Le grand Apôtre fait une estime si particulière de la générosité chrétienne que dans l'Épitre aux Romains (c. XVI) il fait une mention honorable des personnes qui ont tenu bon pour lui et qui l'ont assisté ; il les recommande, il veut qu'on les salue de sa part en particulier. Il en marque les noms, afin que non seulement elles soient connues des fidèles de son temps, mais encore des Chrétiens de tous les siècles, jusqu'à la consommation du monde. Il parle de quelques-uns qui avaient même exposé leur vie pour sa personne ; et il déclare qu'ils méritent, non seulement sa reconnaissance, mais celle de toutes les Églises. Il assure que toutes les Églises des nations les en remercient, et leur en rendent grâces.

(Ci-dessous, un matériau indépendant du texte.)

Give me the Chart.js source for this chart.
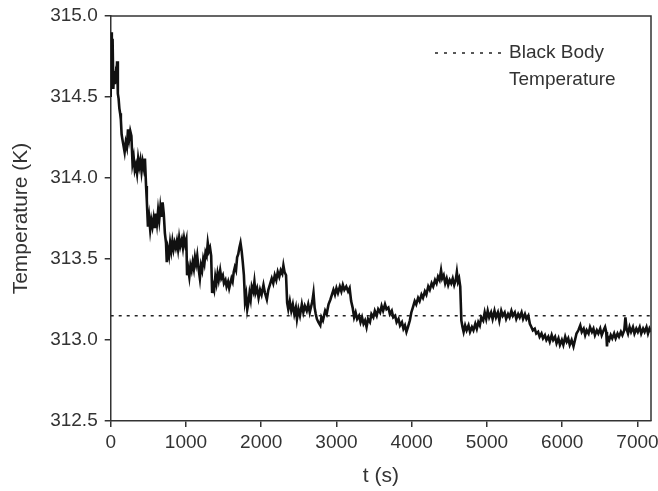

Dans la IIe Épitre à Timothée, il prie le Seigneur de faire miséricorde à la maison d'Onésiphore, parce qu'il n'a pas eu honte de ses chaînes, et qu'étant venu à Rome il l'a cherché avec soin ; ce qui touche tellement ce grand cœur qu'il réitère plusieurs fois la prière qu'il fait .au Seigneur, de lui faire miséricorde, la demandant pour sa personne, pour sa maison, pour toute sa famille. Mais n'enseigne-t-il pas, dans la même Épître à son cher Timothée, que Dieu ne nous a pas donné un esprit de crainte, mais de force ? C'est pourquoi il lui déclare qu'il ne doit point rougir de ses liens, et avoir honte de sa personne dans les humiliations où il était.